Spec §7. CLAUDE.md is edited only via the plugin (CLAUDE.md §5 п.10) — never by direct Edit.

Files:

  • Modify: CLAUDE.md (via /claude-md-management:claude-md-improver)

  • Step 1: Invoke the plugin with the targeted update

Invoke /claude-md-management:claude-md-improver with this instruction:

Apply targeted updates to CLAUDE.md for the observer factor-analysis extension (ADR-011 amendment): §0 cross-refs Pravila v1.31→v1.32, PSR_v1 v3.16→v3.17 (Tooling unchanged); §3.6 «Brain governance» — add a sentence that the observer now writes schema-v2 episodes (decision provenance + environment factors + factor matrix) and that a routing-gate enforces the routing-tag, plus C5 observer-coverage-checker as a 5th controller; §9 changelog — add a v2.19 entry summarizing the observer factor-analysis extension, spec docs/superpowers/specs/2026-05-19-observer-factor-analysis-design.md, plan docs/superpowers/plans/2026-05-19-observer-factor-analysis.md.

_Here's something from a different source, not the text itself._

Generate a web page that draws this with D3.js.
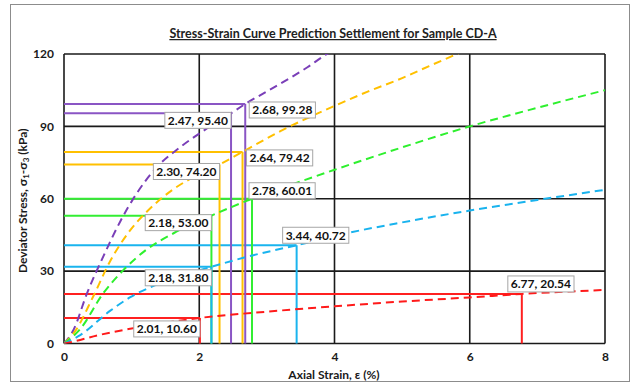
<!DOCTYPE html>
<html>
<head>
<meta charset="utf-8">
<script src="https://cdn.jsdelivr.net/npm/d3@7"></script>
<style>
  html, body { margin: 0; padding: 0; background: #fff; }
  svg { display: block; font-family: Lato, "DejaVu Sans", sans-serif; }
</style>
</head>
<body>
<svg id="chart" width="632" height="384"></svg>
<script>
// Axis ticks
const xTicks = [0, 2, 4, 6, 8];
const yTicks = [0, 30, 60, 90, 120];

// Predicted stress-strain curves (strain %, deviator stress kPa)
const seriesNames = ["purple", "orange", "green", "blue", "red"];
const purpleStrain = [0, 0.14, 0.34, 0.58, 0.83, 1.07, 1.37, 1.7, 2.01, 2.47, 2.68, 3.0, 3.34, 3.6, 3.89, 4.1];
const purpleStress = [0, 5.6, 20.8, 36, 50.5, 62, 73, 81, 87.2, 95.4, 99.28, 104.5, 110, 114.5, 120, 123];
const orangeStrain = [0, 0.16, 0.43, 0.68, 0.98, 1.22, 1.62, 1.95, 2.3, 2.64, 3.2, 4.0, 4.5, 5.0, 5.4, 5.81, 6.1];
const orangeStress = [0, 4.9, 19.4, 34, 47, 54.5, 64, 69.5, 74.2, 79.42, 88, 98.5, 104.5, 110, 115, 120, 123.5];
const greenStrain = [0, 0.24, 0.58, 0.88, 1.2, 1.62, 2.18, 2.78, 3.5, 4.0, 5.0, 6.0, 7.0, 8.0];
const greenStress = [0, 6, 20.8, 30.5, 38.5, 45.7, 53, 60.01, 67.2, 72, 81.3, 90, 97.7, 105];
const blueStrain = [0, 0.24, 0.68, 0.98, 1.5, 2.18, 2.8, 3.44, 4.18, 5.0, 6.0, 7.0, 8.0];
const blueStress = [0, 3.5, 13.5, 19.2, 25.8, 31.8, 36.6, 40.72, 45.7, 50.2, 55.1, 59.5, 63.7];
const redStrain = [0, 0.14, 0.5, 1.0, 1.5, 2.01, 3.0, 4.0, 5.0, 6.0, 6.77, 8.0];
const redStress = [0, 0.8, 3.4, 6.2, 8.6, 10.6, 13.2, 15.4, 17.4, 19.1, 20.54, 22.2];

// Marked points on each curve
const markStrain = [2.68, 2.47, 2.64, 2.30, 2.78, 2.18, 3.44, 2.18, 2.01, 6.77];
const markStress = [99.28, 95.40, 79.42, 74.20, 60.01, 53.00, 40.72, 31.80, 10.60, 20.54];
const markSeries = ["purple", "purple", "orange", "orange", "green", "green", "blue", "blue", "red", "red"];
// label box placement relative to its point: right / left / above
const markPlace = ["right", "left", "right", "left", "aboveR", "left", "above", "leftLow", "leftLow", "above"];

const colors = {
  purple: "#7a3fb8",
  orange: "#ffc000",
  green: "#2ef02e",
  blue: "#19b3ee",
  red: "#ff1a1a"
};
const refColors = {
  purple: "#8a55c4",
  orange: "#ffc000",
  green: "#33ee33",
  blue: "#1ab4ee",
  red: "#ff2020"
};

const curves = {
  purple: d3.zip(purpleStrain, purpleStress),
  orange: d3.zip(orangeStrain, orangeStress),
  green: d3.zip(greenStrain, greenStress),
  blue: d3.zip(blueStrain, blueStress),
  red: d3.zip(redStrain, redStress)
};

const svg = d3.select("#chart");
const plot = { left: 64, right: 605, top: 54, bottom: 343.5 };

const x = d3.scaleLinear().domain([0, 8]).range([plot.left, plot.right]);
const y = d3.scaleLinear().domain([0, 120]).range([plot.bottom, plot.top]);

// outer frame
svg.append("rect").attr("x", 10.5).attr("y", 4.5).attr("width", 619).attr("height", 377)
  .attr("fill", "#fff").attr("stroke", "#8c8c8c").attr("stroke-width", 1);

// title
svg.append("text")
  .attr("x", 333).attr("y", 38)
  .attr("text-anchor", "middle")
  .attr("font-size", 12.5).attr("font-weight", "bold")
  .attr("text-decoration", "underline")
  .attr("fill", "#222")
  .text("Stress-Strain Curve Prediction Settlement for Sample CD-A");

svg.append("defs").append("clipPath").attr("id", "plotClip")
  .append("rect")
  .attr("x", plot.left).attr("y", plot.top)
  .attr("width", plot.right - plot.left).attr("height", plot.bottom - plot.top);

// grid
const grid = svg.append("g");
grid.selectAll("line.v").data(xTicks).join("line")
  .attr("x1", d => x(d)).attr("x2", d => x(d))
  .attr("y1", plot.top).attr("y2", plot.bottom)
  .attr("stroke", "#1a1a1a").attr("stroke-width", 1.6);
grid.selectAll("line.h").data(yTicks).join("line")
  .attr("y1", d => y(d)).attr("y2", d => y(d))
  .attr("x1", plot.left).attr("x2", plot.right)
  .attr("stroke", "#1a1a1a").attr("stroke-width", 1.6);

// axes (labels only)
const xAxis = svg.append("g").attr("transform", `translate(0,${plot.bottom + 7})`)
  .call(d3.axisBottom(x).tickValues(xTicks).tickSize(0).tickPadding(2).tickFormat(d3.format("d")));
const yAxis = svg.append("g").attr("transform", `translate(${plot.left - 10},0)`)
  .call(d3.axisLeft(y).tickValues(yTicks).tickSize(0).tickPadding(0).tickFormat(d3.format("d")));
[xAxis, yAxis].forEach(g => {
  g.select(".domain").remove();
  g.selectAll("text").attr("font-size", 12).attr("font-weight", "bold")
    .attr("fill", "#1a1a1a").attr("font-family", "Lato, 'DejaVu Sans', sans-serif");
});

// axis titles
svg.append("text")
  .attr("x", 334).attr("y", 379)
  .attr("text-anchor", "middle")
  .attr("font-size", 12).attr("font-weight", "bold").attr("fill", "#1a1a1a")
  .text("Axial Strain, ε (%)");

const yTitle = svg.append("text")
  .attr("transform", `translate(27,${(plot.top + plot.bottom) / 2 + 2}) rotate(-90)`)
  .attr("text-anchor", "middle")
  .attr("font-size", 12).attr("font-weight", "bold").attr("fill", "#1a1a1a");
yTitle.append("tspan").text("Deviator Stress, σ");
yTitle.append("tspan").attr("font-size", 8).attr("dy", 2).text("1");
yTitle.append("tspan").attr("dy", -2).text("-σ");
yTitle.append("tspan").attr("font-size", 8).attr("dy", 2).text("3");
yTitle.append("tspan").attr("dy", -2).text(" (kPa)");

const marks = d3.range(markStrain.length).map(i => ({
  e: markStrain[i], s: markStress[i], series: markSeries[i], place: markPlace[i]
}));

// reference lines from each marked point to both axes
const refs = svg.append("g");
refs.selectAll("line.h").data(marks).join("line")
  .attr("x1", plot.left).attr("x2", d => x(d.e))
  .attr("y1", d => y(d.s)).attr("y2", d => y(d.s))
  .attr("stroke", d => refColors[d.series]).attr("stroke-width", 2);
refs.selectAll("line.v").data(marks).join("line")
  .attr("x1", d => x(d.e)).attr("x2", d => x(d.e))
  .attr("y1", d => y(d.s)).attr("y2", plot.bottom)
  .attr("stroke", d => refColors[d.series]).attr("stroke-width", 2);

// dashed prediction curves
const line = d3.line().x(d => x(d[0])).y(d => y(d[1])).curve(d3.curveMonotoneX);
svg.append("g").attr("clip-path", "url(#plotClip)")
  .selectAll("path").data(seriesNames).join("path")
  .attr("d", k => line(curves[k]))
  .attr("fill", "none")
  .attr("stroke", k => colors[k])
  .attr("stroke-width", 2)
  .attr("stroke-dasharray", "8,5");

// value labels
const fmt = d3.format(".2f");
const labels = svg.append("g");
marks.forEach(d => {
  const px = x(d.e), py = y(d.s);
  const g = labels.append("g");
  const t = g.append("text")
    .attr("font-size", 12).attr("font-weight", "bold").attr("fill", "#111")
    .text(`${fmt(d.e)}, ${fmt(d.s)}`);
  const bb = t.node().getBBox();
  const bw = bb.width + 6, bh = 16;
  let bx, by;
  if (d.place === "right") { bx = px + 4; by = py - 2; }
  else if (d.place === "left") { bx = px - bw; by = py - 1; }
  else if (d.place === "aboveR") { bx = px - 3; by = py - bh; }
  else if (d.place === "above") { bx = px - 14; by = py - bh - 2; }
  else { bx = px - bw; by = py + 3; }
  g.insert("rect", "text")
    .attr("x", bx).attr("y", by).attr("width", bw).attr("height", bh)
    .attr("fill", "#fff").attr("stroke", "#a6a6a6").attr("stroke-width", 1);
  t.attr("x", bx + 3).attr("y", by + bh / 2 + 4.3);
});
</script>
</body>
</html>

  • Step 2: Verify cross-ref-checker passes after the CLAUDE.md bump

Run: node tools/cross-ref-checker.mjs Expected: [cross-ref-checker] OK — 0 drift — the CLAUDE.md §0 cross-refs (Pravila v1.32 / PSR_v1 v3.17) must match the headers bumped in Task 11.

  • Step 3: Commit
git add CLAUDE.md docs/CHANGELOG_claude_md.md
git commit -m "docs(claude-md): observer factor-analysis extension cross-refs (v2.19)"

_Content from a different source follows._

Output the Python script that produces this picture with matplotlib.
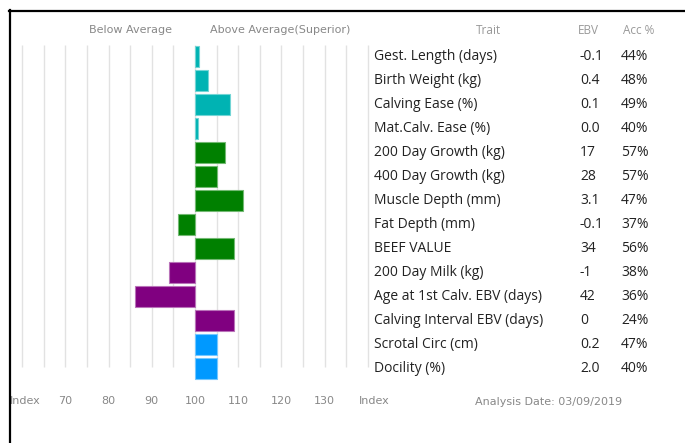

(If the plugin already committed CLAUDE.md, skip this step — verify with git status.)


Final verification

After all 12 tasks:

  • Full tools test suite GREEN

Run: node app/node_modules/vitest/vitest.mjs --config app/vitest.config.tools.mjs run Expected: 0 failures. New + modified files covered: observer-transcript-parser, observer-routing-detector, observer-stop-hook, observer-coverage-checker, status-md-generator, brain-retro-analyzer. Report the exact pass count.

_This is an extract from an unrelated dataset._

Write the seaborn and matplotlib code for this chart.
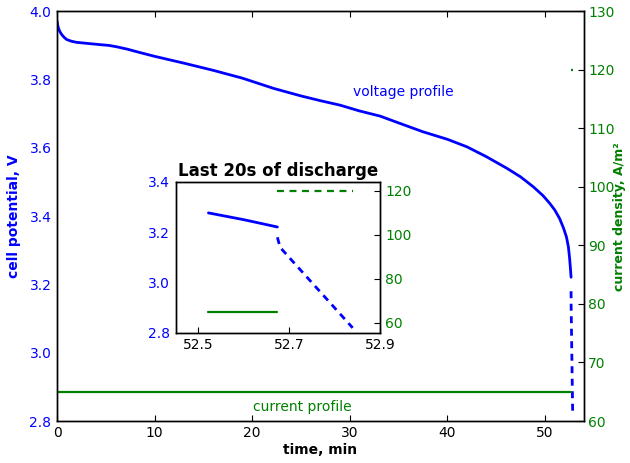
import matplotlib
matplotlib.use("Agg")
import matplotlib.pyplot as plt
import seaborn as sns
import pandas as pd

# Discharge voltage (solid part, up to the cut-off point)
time_v = [0.0, 0.05, 0.15, 0.3, 0.5, 0.75, 1.0, 1.5, 2.0, 2.7, 3.4, 4.5, 5.3,
          6.1, 7.2, 8.5, 10.0, 13.0, 16.0, 19.0, 22.2, 25.0, 27.0, 29.0, 31.0,
          33.1, 35.0, 37.5, 40.0, 42.0, 44.0, 46.1, 47.5, 48.8, 49.8, 50.5,
          51.0, 51.5, 51.9, 52.2, 52.4, 52.522, 52.6, 52.674]
volt = [3.972, 3.962, 3.950, 3.940, 3.931, 3.923, 3.917, 3.912, 3.909, 3.907,
        3.905, 3.902, 3.900, 3.896, 3.889, 3.879, 3.868, 3.848, 3.827, 3.804,
        3.774, 3.752, 3.738, 3.725, 3.708, 3.693, 3.673, 3.647, 3.625, 3.603,
        3.574, 3.540, 3.515, 3.486, 3.460, 3.437, 3.418, 3.393, 3.365, 3.339,
        3.310, 3.277, 3.250, 3.221]

# Voltage after the current step (dashed)
time_v_end = [52.674, 52.68, 52.84]
volt_end = [3.18, 3.14, 2.82]

# Applied current density
time_i = [0.0, 52.522, 52.674]
curr = [65, 65, 65]
time_i_end = [52.674, 52.84]
curr_end = [120, 120]

inset_start = 52.52

BLUE = "#0000ff"
GREEN = "#008000"

sns.set_style("white")
plt.rcParams["font.family"] = ["DejaVu Sans"]
plt.rcParams.update({
    "xtick.direction": "in", "ytick.direction": "in",
    "xtick.major.size": 4, "ytick.major.size": 4,
    "axes.edgecolor": "black", "axes.linewidth": 1.0,
    "text.color": "black", "axes.labelcolor": "black",
    "xtick.color": "black", "ytick.color": "black",
    "font.size": 10, "xtick.labelsize": 10, "ytick.labelsize": 10,
    "lines.scale_dashes": False, "lines.dashed_pattern": [5, 4],
})

volt_df = pd.DataFrame({"t": time_v, "v": volt})
volt_end_df = pd.DataFrame({"t": time_v_end, "v": volt_end})
curr_df = pd.DataFrame({"t": time_i, "i": curr})
curr_end_df = pd.DataFrame({"t": time_i_end, "i": curr_end})

fig = plt.figure(figsize=(6.3, 4.63), dpi=100)
ax = fig.add_axes([0.0905, 0.0907, 0.8365, 0.885])
ax2 = ax.twinx()


def draw(a_left, a_right, vd, ved, cd, ced):
    sns.lineplot(data=vd, x="t", y="v", ax=a_left, color=BLUE, lw=2)
    sns.lineplot(data=ved, x="t", y="v", ax=a_left, color=BLUE, lw=2,
                 linestyle="--")
    sns.lineplot(data=cd, x="t", y="i", ax=a_right, color=GREEN, lw=1.6)
    sns.lineplot(data=ced, x="t", y="i", ax=a_right, color=GREEN, lw=1.6,
                 linestyle="--")


def style(a_left, a_right):
    for a in (a_left, a_right):
        for s in a.spines.values():
            s.set_visible(True)
            s.set_color("black")
            s.set_linewidth(1.0)
        a.set_xlabel("")
        a.set_ylabel("")
    a_left.tick_params(axis="x", top=True, bottom=True, direction="in",
                       colors="black")
    a_left.tick_params(axis="y", labelcolor=BLUE, length=0, pad=4)
    a_right.tick_params(axis="y", labelcolor=GREEN, color="black",
                        direction="in", length=4, pad=4)


draw(ax, ax2, volt_df, volt_end_df, curr_df, curr_end_df)
ax.set_xlim(0, 54)
ax.set_ylim(2.8, 4.0)
ax2.set_ylim(60, 130)
ax.set_xticks([0, 10, 20, 30, 40, 50])
ax.set_yticks([2.8, 3.0, 3.2, 3.4, 3.6, 3.8, 4.0])
ax2.set_yticks([60, 70, 80, 90, 100, 110, 120, 130])
style(ax, ax2)
ax2.tick_params(axis="y", pad=3)
ax.set_xlabel("time, min", fontweight="bold", labelpad=2, color="black")
ax.set_ylabel("cell potential, V", color=BLUE, fontweight="bold", labelpad=6)
ax2.set_ylabel("current density, A/m²", color=GREEN, fontweight="bold",
               fontsize=9)
ax2.yaxis.set_label_coords(1.0555, 0.5)
ax.text(35.5, 3.763, "voltage profile", color=BLUE, ha="center",
        va="center", fontsize=10)
ax.text(25.1, 2.84, "current profile", color=GREEN, ha="center",
        va="center", fontsize=10)

# Zoomed view of the final seconds
ins = fig.add_axes([0.279, 0.281, 0.324, 0.326])
ins2 = ins.twinx()
draw(ins, ins2,
     volt_df[volt_df.t >= inset_start], volt_end_df,
     curr_df[curr_df.t >= inset_start], curr_end_df)
ins.set_xlim(52.45, 52.9)
ins.set_ylim(2.8, 3.4)
ins2.set_ylim(55.5, 124)
ins.set_xticks([52.5, 52.7, 52.9])
ins.set_xticklabels(["52.5", "52.7", "52.9"])
ins.set_yticks([2.8, 3.0, 3.2, 3.4])
ins2.set_yticks([60, 80, 100, 120])
style(ins, ins2)
ins.tick_params(axis="x", top=False)
ins.set_title("Last 20s of discharge", fontweight="bold", fontsize=12,
              pad=4, color="black")

fig.savefig("out.png", dpi=100)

  • lefthook pre-commit GREEN

Run: npx lefthook run pre-commit Expected: all jobs pass — including job 11 l1-watcher (strict), job 12 cross-ref-checker (strict), job 15 observer-coverage-checker (warn-only). Report each job's status.

  • Requirements checklist vs spec

Re-read docs/superpowers/specs/2026-05-19-observer-factor-analysis-design.md §3–§8 and confirm every item maps to a completed task. Report any gap explicitly.

  • Push — only on explicit user approval. Pattern: git push origin feat/parallel-sessions-coordination:main (FF). The pre-push gate (gitleaks full history + lychee) must be green.